Extremal Higher Spin Black Holes

TL;DR

This paper defines extremality for higher spin black holes in 3D Chern-Simons theories, explores supersymmetric solutions, and connects these to dual 2D CFTs with extended symmetry, providing new insights into their holographic properties.

Contribution

It introduces a holonomy-based definition of extremality in higher spin theories and analyzes supersymmetric solutions and BPS bounds within this framework.

Findings

Extremality characterized by Jordan class of holonomy.

Existence of non-supersymmetric extremal and supersymmetric non-extremal solutions.
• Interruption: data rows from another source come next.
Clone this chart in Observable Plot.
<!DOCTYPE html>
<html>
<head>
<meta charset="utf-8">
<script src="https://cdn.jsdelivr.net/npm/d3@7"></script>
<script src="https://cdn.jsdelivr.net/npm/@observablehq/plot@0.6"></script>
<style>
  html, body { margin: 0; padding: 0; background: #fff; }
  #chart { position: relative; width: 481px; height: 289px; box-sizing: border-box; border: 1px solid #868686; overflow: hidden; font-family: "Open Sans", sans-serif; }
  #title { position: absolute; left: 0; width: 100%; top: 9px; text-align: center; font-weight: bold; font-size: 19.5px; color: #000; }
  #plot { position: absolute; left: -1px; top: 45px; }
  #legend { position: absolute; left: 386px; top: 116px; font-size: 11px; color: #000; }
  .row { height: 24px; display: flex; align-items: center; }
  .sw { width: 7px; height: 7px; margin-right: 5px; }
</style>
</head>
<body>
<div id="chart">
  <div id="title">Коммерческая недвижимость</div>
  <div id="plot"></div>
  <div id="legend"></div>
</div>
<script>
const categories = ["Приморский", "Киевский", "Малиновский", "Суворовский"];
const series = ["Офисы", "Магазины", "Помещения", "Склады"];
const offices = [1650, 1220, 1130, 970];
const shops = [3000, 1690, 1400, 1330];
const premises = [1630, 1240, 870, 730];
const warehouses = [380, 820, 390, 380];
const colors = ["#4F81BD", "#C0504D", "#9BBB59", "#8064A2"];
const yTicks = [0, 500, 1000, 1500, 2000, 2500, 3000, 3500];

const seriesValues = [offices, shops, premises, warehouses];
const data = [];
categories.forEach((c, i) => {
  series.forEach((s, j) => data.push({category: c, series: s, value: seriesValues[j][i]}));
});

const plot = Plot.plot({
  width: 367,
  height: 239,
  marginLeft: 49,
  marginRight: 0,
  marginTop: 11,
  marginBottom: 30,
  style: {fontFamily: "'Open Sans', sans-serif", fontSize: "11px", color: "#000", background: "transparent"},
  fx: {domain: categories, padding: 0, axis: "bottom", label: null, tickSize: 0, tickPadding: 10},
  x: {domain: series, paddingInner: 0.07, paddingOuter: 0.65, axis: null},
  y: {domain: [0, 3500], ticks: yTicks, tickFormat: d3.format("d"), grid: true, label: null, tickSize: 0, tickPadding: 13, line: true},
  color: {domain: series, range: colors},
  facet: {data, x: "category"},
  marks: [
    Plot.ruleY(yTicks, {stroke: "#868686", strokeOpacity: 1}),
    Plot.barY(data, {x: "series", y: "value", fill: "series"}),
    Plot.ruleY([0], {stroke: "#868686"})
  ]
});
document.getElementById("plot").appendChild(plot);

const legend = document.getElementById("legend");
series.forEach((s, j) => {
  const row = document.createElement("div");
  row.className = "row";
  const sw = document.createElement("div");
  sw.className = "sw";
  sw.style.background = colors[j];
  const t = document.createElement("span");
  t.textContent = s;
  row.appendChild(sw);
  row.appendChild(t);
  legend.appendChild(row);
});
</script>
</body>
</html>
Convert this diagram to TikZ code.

Quantum BPS bounds relate to extremal black holes and conical defects.

Abstract

The gauge sector of three-dimensional higher spin gravities can be formulated as a Chern-Simons theory. In this context, a higher spin black hole corresponds to a flat connection with suitable holonomy (smoothness) conditions which are consistent with the properties of a generalized thermal ensemble. Building on these ideas, we discuss a definition of black hole extremality which is appropriate to the topological character of 3d higher spin theories. Our definition can be phrased in terms of the Jordan class of the holonomy around a non-contractible (angular) cycle, and we show that it is compatible with the zero-temperature limit of smooth black hole solutions. While this notion of extremality does not require supersymmetry, we exemplify its consequences in the context of sl(3|2) + sl(3|2) Chern-Simons theory and show that, as usual, not all extremal solutions preserve supersymmetries. Remarkably, we find in addition that the higher spin setup allows for non-extremal supersymmetric black hole solutions. Furthermore, we discuss our results from the perspective of the holographic duality between sl(3|2) + sl(3|2) Chern-Simons theory and two-dimensional CFTs with W_{(3|2)} symmetry, the simplest higher spin extension of the N=2 super-Virasoro algebra. In particular, we compute W_{(3|2)} BPS bounds at the full quantum level, and relate their semiclassical limit to extremal black hole or conical defect solutions in the 3d bulk. Along the way, we discuss the role of the spectral flow automorphism and provide a conjecture for the form of the semiclassical BPS bounds in general N=2 two-dimensional CFTs with extended symmetry algebras.